Many a player has acquired a touch of rheumatism from wasting time at the close of his match instead of getting his shower while still warm. That slight stiffness the next day may mean defeat. A serious chill may mean severe illness. Do not take chances.

Change your wet clothes to dry ones between matches if you are to play twice in a day. It will make you feel better, and also avoid the risk of cold.

Tournament players must sacrifice some pleasures for the sake of success. Training will win many a match for a man if he sticks to it. Spasmodic training is useless, and should never be attempted.

The condition a player is, in is apt to decide his mental viewpoint, and aid him in accustoming himself to the external conditions of play.

All match players should know a little about the phenomenon of crowd-psychology since, as in the case of the Church-Murray match I related some time back, the crowd may play an important part in the result.

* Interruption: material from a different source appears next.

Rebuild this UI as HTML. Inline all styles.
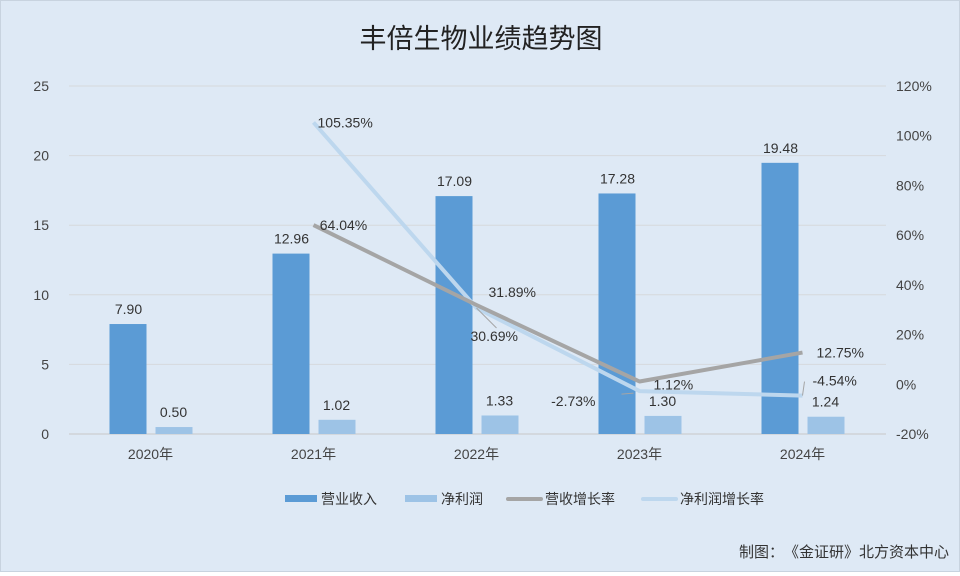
<!DOCTYPE html>
<html><head><meta charset="utf-8"><style>
body{margin:0;background:#fff}
#wrap{width:958px;height:570px;border:1px solid #c8d3df;background:#dee9f5;position:relative;font-family:"Liberation Sans","Noto Sans CJK SC",sans-serif}
svg text{font-family:"Liberation Sans","Noto Sans CJK SC",sans-serif}
</style></head><body>
<div id="wrap">
<svg id="chart" width="958" height="570">
<text x="480" y="47" text-anchor="middle" font-size="27" fill="#222">丰倍生物业绩趋势图</text>
<g id="grid"></g><g id="bars"></g><g id="lines"></g><g id="labels"></g>
<g>
<rect x="284" y="494" width="32" height="7" fill="#5b9bd5"/>
<text x="320" y="503" font-size="14" fill="#333">营业收入</text>
<rect x="404" y="494" width="32" height="7" fill="#9dc3e6"/>
<text x="440" y="503" font-size="14" fill="#333">净利润</text>
<line x1="507" y1="498" x2="540" y2="498" stroke="#a5a5a5" stroke-width="4" stroke-linecap="round"/>
<text x="544" y="503" font-size="14" fill="#333">营收增长率</text>
<line x1="642" y1="498" x2="675" y2="498" stroke="#bdd7ee" stroke-width="4" stroke-linecap="round"/>
<text x="679" y="503" font-size="14" fill="#333">净利润增长率</text>
</g>
<text x="948" y="556" text-anchor="end" font-size="15" fill="#333">制图：　《金证研》北方资本中心</text>
</svg></div>
<script>
const categories=["2020年","2021年","2022年","2023年","2024年"];
const revenue=[7.90,12.96,17.09,17.28,19.48];
const profit=[0.50,1.02,1.33,1.30,1.24];
const revGrowth=[null,64.04,31.89,1.12,12.75];
const profitGrowth=[null,105.35,30.69,-2.73,-4.54];
const leftTicks=[0,5,10,15,20,25];
const rightTicks=[-20,0,20,40,60,80,100,120];
const NS="http://www.w3.org/2000/svg";
const X0=68,BAND=163,Y0=433,YT=85;
const xc=i=>X0+BAND*(i+0.5);
const yl=v=>Y0-(v/25)*(Y0-YT);
const yr=v=>Y0-((v+20)/140)*(Y0-YT);
function mk(tag,attrs,parent){const e=document.createElementNS(NS,tag);for(const k in attrs)e.setAttribute(k,attrs[k]);parent.appendChild(e);return e;}
const grid=document.getElementById('grid'),bars=document.getElementById('bars'),lines=document.getElementById('lines'),labels=document.getElementById('labels');
leftTicks.forEach(t=>{
 const l=mk('line',{x1:X0,x2:885,y1:yl(t),y2:yl(t),stroke:t===0?'#c8c8c8':'#d6d9dc','stroke-width':1},grid);
 
 
 const tx=mk('text',{x:48,y:yl(t)+5,'text-anchor':'end','font-size':14,fill:'#444'},grid);tx.textContent=t;
 
 
});
rightTicks.forEach(t=>{
 const tx=mk('text',{x:895,y:yr(t)+5,'font-size':14,fill:'#444'},grid);tx.textContent=t+'%';
 
 
});
categories.forEach((c,i)=>{
 const tx=mk('text',{x:xc(i),y:458,'text-anchor':'middle','font-size':14,fill:'#444'},grid);tx.textContent=c;
 
 
 const b1=mk('rect',{x:xc(i)-41,y:yl(revenue[i]),width:37,height:Y0-yl(revenue[i]),fill:'#5b9bd5'},bars);
 
 
 const b2=mk('rect',{x:xc(i)+5,y:yl(profit[i]),width:37,height:Y0-yl(profit[i]),fill:'#9dc3e6'},bars);
 
 
 const t1=mk('text',{x:xc(i)-22,y:yl(revenue[i])-10,'text-anchor':'middle','font-size':14,fill:'#333'},labels);t1.textContent=revenue[i].toFixed(2);
 
 
 const t2=mk('text',{x:xc(i)+23,y:yl(profit[i])-10,'text-anchor':'middle','font-size':14,fill:'#333'},labels);t2.textContent=profit[i].toFixed(2);
 
 
});
function pts(arr){return arr.map((v,i)=>v===null?null:[xc(i),yr(v)]).filter(p=>p);}
const p2=pts(profitGrowth),p1=pts(revGrowth);
const l2=mk('polyline',{points:p2.map(p=>p.join(',')).join(' '),fill:'none',stroke:'#bdd7ee','stroke-width':4,'stroke-linejoin':'round'},lines);


const l1=mk('polyline',{points:p1.map(p=>p.join(',')).join(' '),fill:'none',stroke:'#a5a5a5','stroke-width':4,'stroke-linejoin':'round'},lines);


const revOff=[null,[30,5],[12,-8],[14,8],[14,5]];
const proOff=[null,[4,5],[-6,33],[-44,15],[10,-10]];
revGrowth.forEach((v,i)=>{if(v===null)return;
 const t=mk('text',{x:xc(i)+revOff[i][0],y:yr(v)+revOff[i][1],'font-size':14,fill:'#333'},labels);t.textContent=v.toFixed(2)+'%';
 if(i===1)t.setAttribute('text-anchor','middle');
 
 
});
profitGrowth.forEach((v,i)=>{if(v===null)return;
 const t=mk('text',{x:xc(i)+proOff[i][0],y:yr(v)+proOff[i][1],'font-size':14,fill:'#333'},labels);t.textContent=v.toFixed(2)+'%';
 if(i===3)t.setAttribute('text-anchor','end');
 
 
});
const leaders=[[xc(2),yr(profitGrowth[2]),xc(2)+20,yr(profitGrowth[2])+20],[xc(3)-6,yr(profitGrowth[3])+2,xc(3)-18,yr(profitGrowth[3])+3],[xc(4),yr(profitGrowth[4]),xc(4)+2,yr(profitGrowth[4])-14]];
leaders.forEach(a=>{const l=mk('line',{x1:a[0],y1:a[1],x2:a[2],y2:a[3],stroke:'#a5a5a5','stroke-width':1},labels);
 
 });
</script>
</body></html>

It seldom pays to get a crowd down on you. It always pays to win its sympathy. I do not mean play to the gallery, for that will have the opposite effect than the one desired.

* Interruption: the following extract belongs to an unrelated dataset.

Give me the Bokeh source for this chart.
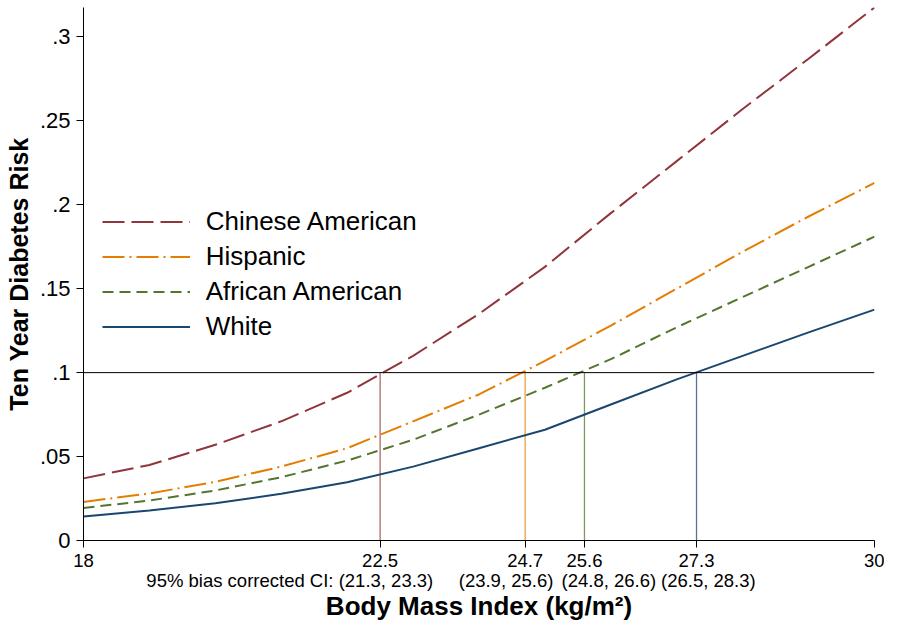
from bokeh.plotting import figure
from bokeh.models import (FixedTicker, LinearAxis, Legend, LegendItem, Span, Range1d)
from bokeh.embed import file_html
from bokeh.resources import INLINE

# ---- data ----
bmi = [18, 19, 20, 21, 22, 23, 24, 25, 26, 27, 28, 29, 30]
chinese_american = [0.037, 0.045, 0.057, 0.071, 0.088, 0.110, 0.135, 0.163, 0.195, 0.226, 0.257, 0.287, 0.3175]
hispanic = [0.023, 0.028, 0.035, 0.044, 0.055, 0.071, 0.087, 0.107, 0.128, 0.150, 0.172, 0.193, 0.213]
african_american = [0.0194, 0.0238, 0.0298, 0.0377, 0.0476, 0.060, 0.075, 0.091, 0.108, 0.127, 0.145, 0.163, 0.181]
white = [0.0143, 0.0179, 0.0222, 0.0278, 0.0347, 0.044, 0.055, 0.066, 0.081, 0.096, 0.110, 0.124, 0.1375]

risk_threshold = 0.1
cutoff_bmi = [22.5, 24.7, 25.6, 27.3]  # Chinese, Hispanic, African American, White
ci_labels = ["95% bias corrected CI: (21.3, 23.3)", "(23.9, 25.6)", "(24.8, 26.6)", "(26.5, 28.3)"]
ci_label_x = [21.13, 24.41, 25.97, 27.48]

x_ticks = [18, 22.5, 24.7, 25.6, 27.3, 30]
x_tick_labels = ["18", "22.5", "24.7", "25.6", "27.3", "30"]
y_ticks = [0, 0.05, 0.1, 0.15, 0.2, 0.25, 0.3]
y_tick_labels = ["0", ".05", ".1", ".15", ".2", ".25", ".3"]

series_names = ["Chinese American", "Hispanic", "African American", "White"]
series_vals = [chinese_american, hispanic, african_american, white]
colors = ["#90353B", "#E37E00", "#55752F", "#1A476F"]
dashes = ["22 7", "22 5 2 5", "11 6", "solid"]

FONT = "Liberation Sans"

p = figure(width=884, height=623, output_backend="svg", toolbar_location=None,
           x_range=Range1d(18, 30), y_range=Range1d(0, 0.3175),
           min_border_left=83, min_border_right=10, min_border_top=7, min_border_bottom=83)
p.grid.visible = False
p.outline_line_color = None
p.background_fill_color = "white"
p.border_fill_color = "white"

# threshold line
p.add_layout(Span(location=risk_threshold, dimension="width", line_color="black", line_width=1))

# vertical cutoff lines
p.segment(x0=cutoff_bmi, y0=[0] * 4, x1=cutoff_bmi, y1=[risk_threshold] * 4,
          line_color=colors, line_width=1.3, line_alpha=0.75)

renderers = []
for name, vals, c, d in zip(series_names, series_vals, colors, dashes):
    r = p.line(bmi, vals, line_color=c, line_width=2, line_dash=d)
    renderers.append(r)

legend = Legend(items=[LegendItem(label=n, renderers=[r]) for n, r in zip(series_names, renderers)],
                location=(18.7, 195.7), glyph_width=88, glyph_height=35, label_height=35,
                label_standoff=16, spacing=0, padding=0, margin=0,
                border_line_color=None, background_fill_alpha=0,
                label_text_font_size="26px", label_text_font=FONT, label_text_color="black")
p.add_layout(legend)

# x axis
xa = p.xaxis[0]
xa.ticker = FixedTicker(ticks=x_ticks)
xa.major_label_overrides = {t: l for t, l in zip(x_ticks, x_tick_labels)}
xa.minor_tick_line_color = None
xa.major_tick_out = 7
xa.major_tick_in = 0
xa.major_label_standoff = 6
xa.major_label_text_font = FONT
xa.major_label_text_font_size = "18.5px"
xa.major_label_text_color = "black"
xa.axis_line_color = "black"
xa.major_tick_line_color = "black"

# CI row axis
ci_axis = LinearAxis(ticker=FixedTicker(ticks=ci_label_x),
                     major_label_overrides={t: l for t, l in zip(ci_label_x, ci_labels)})
ci_axis.axis_line_color = None
ci_axis.major_tick_line_color = None
ci_axis.minor_tick_line_color = None
ci_axis.major_tick_out = 0
ci_axis.major_label_standoff = 0
ci_axis.major_label_text_font = FONT
ci_axis.major_label_text_font_size = "18.5px"
ci_axis.major_label_text_color = "black"
ci_axis.axis_label = "Body Mass Index (kg/m²)"
ci_axis.axis_label_text_font = FONT
ci_axis.axis_label_text_font_style = "bold"
ci_axis.axis_label_text_font_size = "26px"
ci_axis.axis_label_text_color = "black"
ci_axis.axis_label_standoff = -3
p.add_layout(ci_axis, "below")

# y axis
ya = p.yaxis[0]
ya.ticker = FixedTicker(ticks=y_ticks)
ya.major_label_overrides = {t: l for t, l in zip(y_ticks, y_tick_labels)}
ya.minor_tick_line_color = None
ya.major_tick_out = 7
ya.major_tick_in = 0
ya.major_label_standoff = 6
ya.major_label_text_font = FONT
ya.major_label_text_font_size = "22px"
ya.major_label_text_color = "black"
ya.axis_line_color = "black"
ya.major_tick_line_color = "black"
ya.axis_label = "Ten Year Diabetes Risk"
ya.axis_label_text_font = FONT
ya.axis_label_text_font_style = "bold"
ya.axis_label_text_font_size = "25px"
ya.axis_label_text_color = "black"
ya.axis_label_standoff = 4

open("out.html", "w").write(file_html(p, INLINE))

The gallery is always for the weaker player. It is a case of helping the “under-dog.” If you are a consistent winner you must accustom yourself to having the gallery show partiality for your opponent. It is no personal dislike of you. It is merely a natural reaction in favour of the loser. Sometimes a bad decision to one play will win the crowd’s sympathy for him. Galleries are eminently just in their desires, even though at times their emotions run away with them.

Quite aside from the effect on the gallery, I wish to state here that when you are the favoured one in a decision that you know is wrong, strive to equalize it if possible by unostentatiously losing the next point. Do not hit the ball over the back stop or into the bottom of the net with a jaunty air of “Here you are.” Just hit it slightly out or in the net, and go on about your business in the regular way. Your opponent always knows when you extend him this justice, and he appreciates it, even though he does not expect it. Never do it for effect. It is extremely bad taste. Only do it when your sense of justice tells you you should.

The crowd objects, and justly so, to a display of real temper on the court. A player who loses his head must expect a poor reception from the gallery. Questioned decisions by a player only put him in a bad light with the crowd and cannot alter the point. You may know the call was wrong, but grin at it, and the crowd will join you. These things are the essence of good sportsmanship, and good sportsmanship will win any gallery. The most unattractive player in the world will win the respect and admiration of a crowd by a display of real sportsmanship at the time of test.

Any player who really enjoys a match for the game’s sake will always be a fine sportsman, for there is no amusement to a match that does not give your opponent his every right. A player who plays for the joy of the game wins the crowd the first time he steps on the court. All the world loves an optimist.